I could "defend" myself here, but I truly have nothing to defend.  Did I come with less-than-stellar reasons?  Sure.  But I was not the first--nope, I followed the path.  I stayed because I enjoyed the people there, and I found many to be knowledgeable.  I wasn't looking for targets or any such--and I certain wasn't some sleeper cell, but I did get a really big laugh out of that.  I never requested to be banned; not sure where that came from. 

So, just thought I would say hello since you're looking.  And this wasn't a secret.  I had it as a link in my signature for a long time.

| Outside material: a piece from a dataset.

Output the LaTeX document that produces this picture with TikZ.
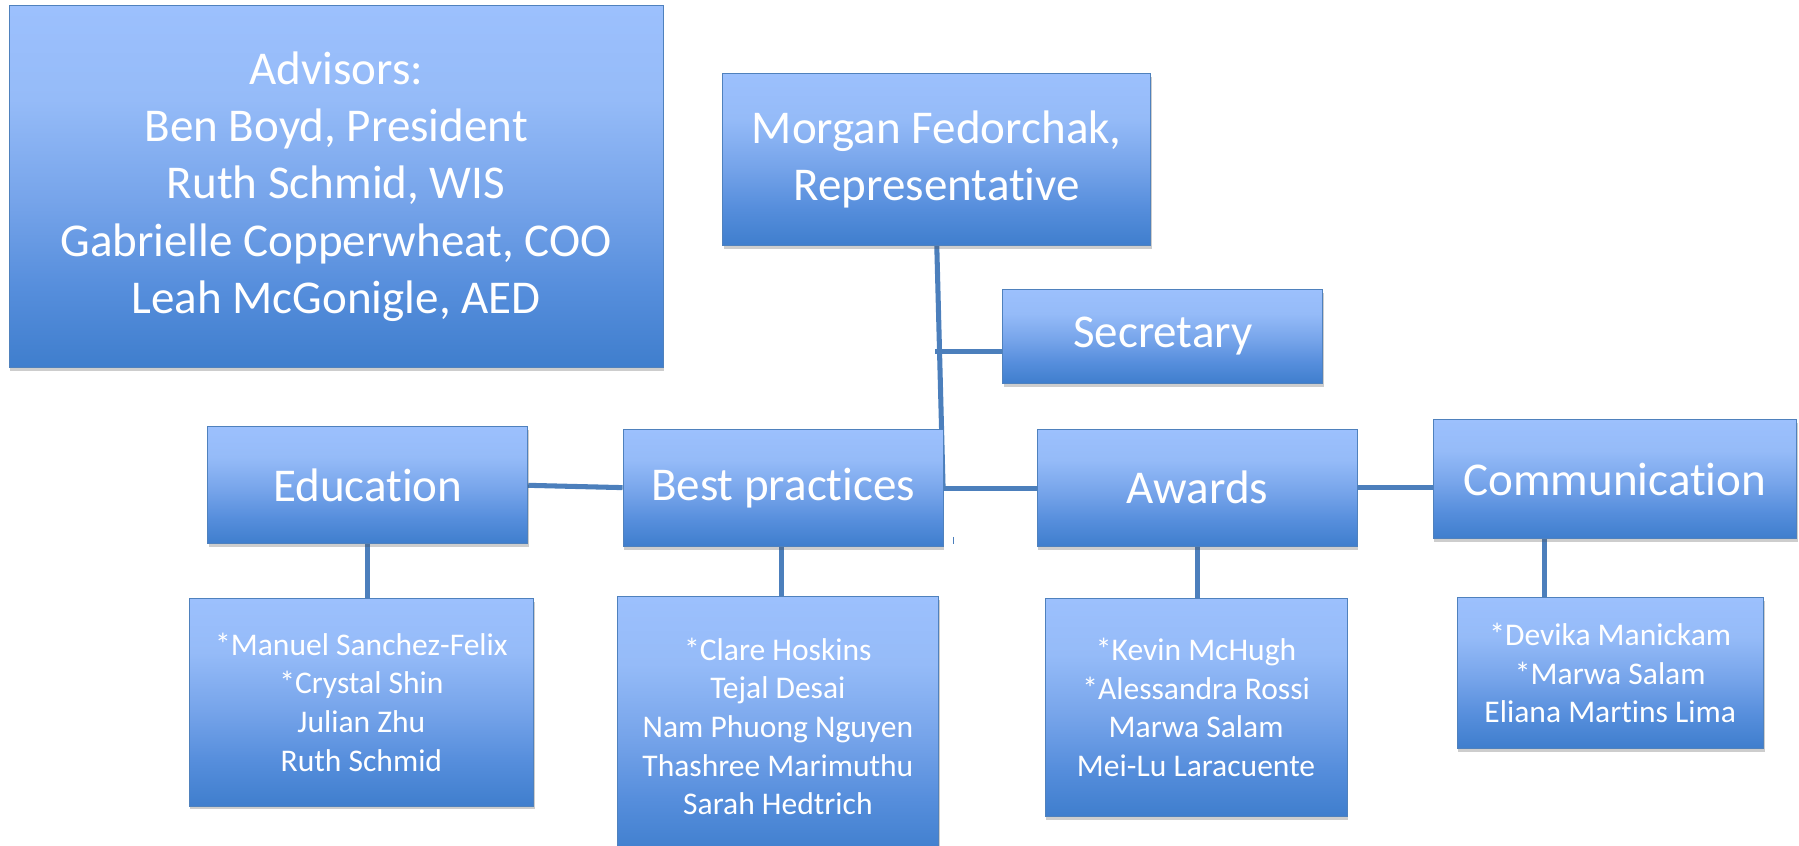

Also:  The only post where I was anything less than honest or myself was the one about ghosts, but that was because a member told me their idea which sounded fun at the time.  Turned out not to be.  Oh, well.  But everything else?  The truth.  I've embraced the necessity to be honest, and I wasn't feeding "personal" stories to gain trust or whatever.  I was just being honest.  Probably too honest.  But that is me now, who I have chosen to be.  So I am messy and dramatic and sometimes annoying.  I am honest, and I don't care for posturing.  So I just wanted to let whoever reads this know:  I never lied.